> [What the task requires]
Determine how many lines in these records hold "this". Only the number is wanted.

Figure scripts
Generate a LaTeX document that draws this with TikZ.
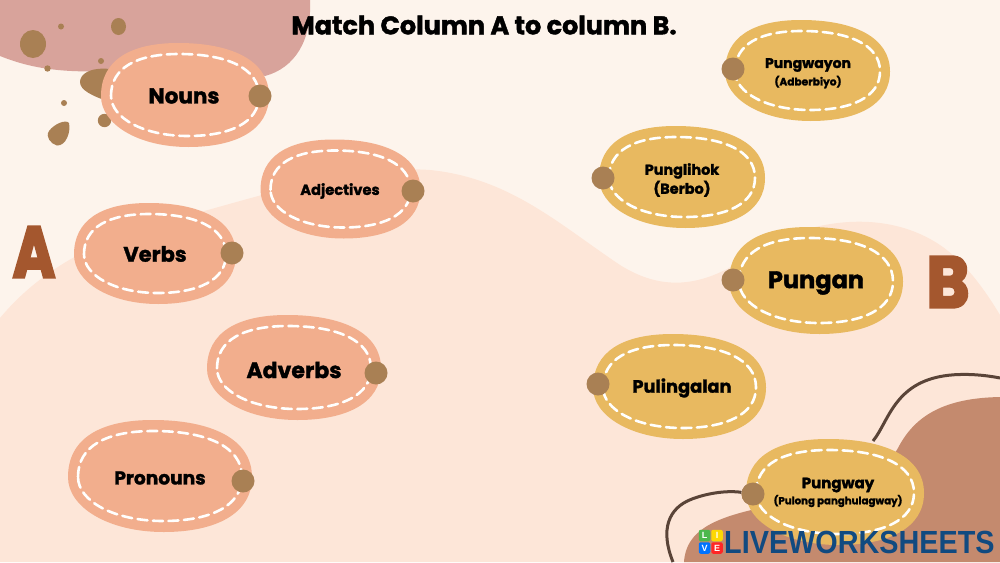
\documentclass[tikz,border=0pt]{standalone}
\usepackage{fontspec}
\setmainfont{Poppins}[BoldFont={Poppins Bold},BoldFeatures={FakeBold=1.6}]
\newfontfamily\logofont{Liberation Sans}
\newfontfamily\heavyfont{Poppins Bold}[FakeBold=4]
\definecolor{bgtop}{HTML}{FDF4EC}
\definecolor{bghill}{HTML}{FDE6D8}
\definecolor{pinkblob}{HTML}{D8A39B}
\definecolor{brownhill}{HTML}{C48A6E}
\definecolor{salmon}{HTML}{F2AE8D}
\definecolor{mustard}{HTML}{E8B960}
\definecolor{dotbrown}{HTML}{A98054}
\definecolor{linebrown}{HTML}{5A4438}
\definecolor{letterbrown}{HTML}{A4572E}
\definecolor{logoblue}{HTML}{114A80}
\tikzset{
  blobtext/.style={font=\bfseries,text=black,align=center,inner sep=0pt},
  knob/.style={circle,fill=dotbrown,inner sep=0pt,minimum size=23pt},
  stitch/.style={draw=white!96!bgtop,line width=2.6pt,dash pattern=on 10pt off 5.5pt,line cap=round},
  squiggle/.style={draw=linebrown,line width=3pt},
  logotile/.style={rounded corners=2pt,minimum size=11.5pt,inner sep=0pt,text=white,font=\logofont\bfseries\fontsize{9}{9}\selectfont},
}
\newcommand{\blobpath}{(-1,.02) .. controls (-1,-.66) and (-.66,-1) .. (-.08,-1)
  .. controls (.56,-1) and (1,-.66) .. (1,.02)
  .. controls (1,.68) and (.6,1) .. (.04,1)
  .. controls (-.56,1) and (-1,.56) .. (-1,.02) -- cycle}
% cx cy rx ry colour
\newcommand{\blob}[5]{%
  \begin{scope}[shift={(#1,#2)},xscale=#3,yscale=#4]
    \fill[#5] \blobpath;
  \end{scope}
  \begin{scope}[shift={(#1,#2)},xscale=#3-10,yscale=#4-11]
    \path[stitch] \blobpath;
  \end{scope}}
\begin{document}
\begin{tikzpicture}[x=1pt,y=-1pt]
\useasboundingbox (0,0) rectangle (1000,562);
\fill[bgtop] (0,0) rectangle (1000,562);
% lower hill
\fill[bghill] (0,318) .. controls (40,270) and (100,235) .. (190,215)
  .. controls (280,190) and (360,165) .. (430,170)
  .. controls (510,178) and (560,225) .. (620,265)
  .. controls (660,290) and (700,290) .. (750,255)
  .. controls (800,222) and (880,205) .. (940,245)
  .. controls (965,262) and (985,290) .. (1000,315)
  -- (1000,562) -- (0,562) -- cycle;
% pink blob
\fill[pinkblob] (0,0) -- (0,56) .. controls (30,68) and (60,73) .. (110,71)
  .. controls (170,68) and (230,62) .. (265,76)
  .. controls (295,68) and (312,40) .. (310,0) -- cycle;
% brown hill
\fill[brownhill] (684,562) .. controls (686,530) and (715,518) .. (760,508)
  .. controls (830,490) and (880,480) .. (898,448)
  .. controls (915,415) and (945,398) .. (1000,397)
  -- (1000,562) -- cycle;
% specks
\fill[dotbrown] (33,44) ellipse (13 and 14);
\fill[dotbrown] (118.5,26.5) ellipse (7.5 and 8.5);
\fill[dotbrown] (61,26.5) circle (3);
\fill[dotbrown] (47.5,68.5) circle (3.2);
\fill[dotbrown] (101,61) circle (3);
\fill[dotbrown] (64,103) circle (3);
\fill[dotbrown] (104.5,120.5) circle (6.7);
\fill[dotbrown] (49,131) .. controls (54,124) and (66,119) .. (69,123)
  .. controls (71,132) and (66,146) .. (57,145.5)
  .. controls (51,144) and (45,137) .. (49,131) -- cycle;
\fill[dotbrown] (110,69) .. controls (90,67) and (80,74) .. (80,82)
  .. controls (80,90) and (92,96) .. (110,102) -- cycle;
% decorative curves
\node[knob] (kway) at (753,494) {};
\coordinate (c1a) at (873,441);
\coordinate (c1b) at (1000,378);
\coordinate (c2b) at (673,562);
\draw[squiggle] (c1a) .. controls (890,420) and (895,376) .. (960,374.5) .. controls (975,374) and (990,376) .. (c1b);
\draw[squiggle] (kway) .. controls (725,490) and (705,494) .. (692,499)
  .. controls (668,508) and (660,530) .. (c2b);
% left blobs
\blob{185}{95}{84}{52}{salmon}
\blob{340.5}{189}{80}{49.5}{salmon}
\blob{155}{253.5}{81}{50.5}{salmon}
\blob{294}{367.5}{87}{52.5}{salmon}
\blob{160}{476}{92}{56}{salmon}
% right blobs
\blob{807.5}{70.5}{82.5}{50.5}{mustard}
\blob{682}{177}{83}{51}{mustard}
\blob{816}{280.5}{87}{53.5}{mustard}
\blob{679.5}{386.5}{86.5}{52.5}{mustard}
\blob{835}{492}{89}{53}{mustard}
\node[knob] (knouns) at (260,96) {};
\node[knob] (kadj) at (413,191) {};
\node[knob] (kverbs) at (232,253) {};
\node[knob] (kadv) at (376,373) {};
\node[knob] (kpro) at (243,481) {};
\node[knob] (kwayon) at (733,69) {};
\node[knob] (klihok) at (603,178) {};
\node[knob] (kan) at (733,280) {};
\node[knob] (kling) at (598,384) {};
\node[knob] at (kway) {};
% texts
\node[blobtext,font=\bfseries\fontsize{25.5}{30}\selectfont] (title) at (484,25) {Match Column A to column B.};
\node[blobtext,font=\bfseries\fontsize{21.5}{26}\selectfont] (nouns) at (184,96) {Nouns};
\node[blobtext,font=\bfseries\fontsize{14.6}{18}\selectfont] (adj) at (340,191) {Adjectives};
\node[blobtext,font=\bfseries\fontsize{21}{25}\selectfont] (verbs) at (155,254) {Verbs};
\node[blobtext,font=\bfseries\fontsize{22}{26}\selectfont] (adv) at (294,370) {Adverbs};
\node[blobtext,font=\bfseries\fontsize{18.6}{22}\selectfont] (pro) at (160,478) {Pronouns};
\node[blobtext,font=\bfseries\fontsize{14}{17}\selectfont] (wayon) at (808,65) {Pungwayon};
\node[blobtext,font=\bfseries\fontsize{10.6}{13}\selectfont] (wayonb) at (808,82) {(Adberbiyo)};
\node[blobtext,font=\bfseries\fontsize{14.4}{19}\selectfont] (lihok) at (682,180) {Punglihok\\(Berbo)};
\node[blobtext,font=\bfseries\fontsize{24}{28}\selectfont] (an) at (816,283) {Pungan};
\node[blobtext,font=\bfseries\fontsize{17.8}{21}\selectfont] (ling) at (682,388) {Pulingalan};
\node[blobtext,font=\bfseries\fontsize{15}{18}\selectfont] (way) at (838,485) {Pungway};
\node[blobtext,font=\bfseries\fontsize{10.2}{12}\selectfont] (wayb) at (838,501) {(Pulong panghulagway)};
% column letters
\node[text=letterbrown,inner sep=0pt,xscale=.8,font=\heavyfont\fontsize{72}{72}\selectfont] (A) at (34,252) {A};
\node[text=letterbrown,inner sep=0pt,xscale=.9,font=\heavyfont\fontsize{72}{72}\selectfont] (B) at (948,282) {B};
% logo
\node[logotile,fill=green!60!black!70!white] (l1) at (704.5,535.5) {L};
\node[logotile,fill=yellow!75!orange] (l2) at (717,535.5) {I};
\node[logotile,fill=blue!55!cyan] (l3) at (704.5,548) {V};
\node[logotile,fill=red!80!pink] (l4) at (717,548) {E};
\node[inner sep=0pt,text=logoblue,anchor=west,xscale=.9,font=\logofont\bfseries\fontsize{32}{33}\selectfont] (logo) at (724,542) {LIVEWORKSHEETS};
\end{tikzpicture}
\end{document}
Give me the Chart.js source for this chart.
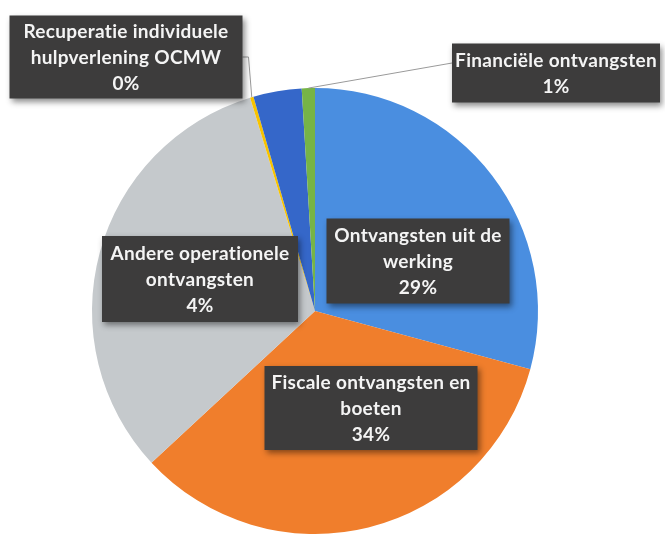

> [Correct result]
2